In a statement to CTV News, Air Canada blamed “a miscommunication among crew” for the incident and adds that video shows Prescod was alone in the aircraft for 10 to 15 minutes.

“Following this incident, we undertook to review our protocols with respect to on-board service,” Air Canada wrote in the statement. “This involves reinforcing our procedures by more specifically designating responsibilities among crew members to ensure consistent and proper care and handling of all customers, especially those with special needs.”

Air Canada has issued Prescod an apology and refunded her the cost of her ticket. They also offered her a $500 voucher for future travel.

“I don’t think a plane ticket is good enough,” Prescod said. “I was traumatized.”

Michell Knight, one of Prescod’s daughters, came to pick her mother up that day and said the whole ordeal was worrying to say the least.

“She’s the only mom I have and if something were to happen to her, that’s a hard loss,” she said.

Prescod’s story comes just days after Tiffani O’Brien came forward with a similar experience with Air Canada. During a flight from Quebec City to Toronto earlier this month, O’Brien said she was left on the plane after falling asleep.

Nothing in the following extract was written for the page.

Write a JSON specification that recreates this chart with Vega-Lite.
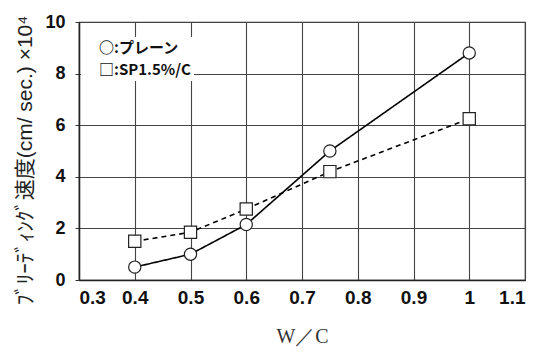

In this case, O’Brien said the plane had moved off the loading dock and had been parked with all its lights turned off. She was eventually spotted by crew members on the ground.

“How could it happen twice in three months if they’re taking the necessary precautions?” said Prescod’s other daughter Debbie Louttet.

“How many more have Air Canada just left? How many more times have they dropped the ball?”

Knight added that she expects these two incidents to be a wake-up call for Air Canada.

“I hope Air Canada realizes they have a commitment to their clients and a responsibility that we are safe, and I hope they do have to face public accountability,” she said.

Prescod’s daughters said that moving forward, they will no longer let their mother travel alone.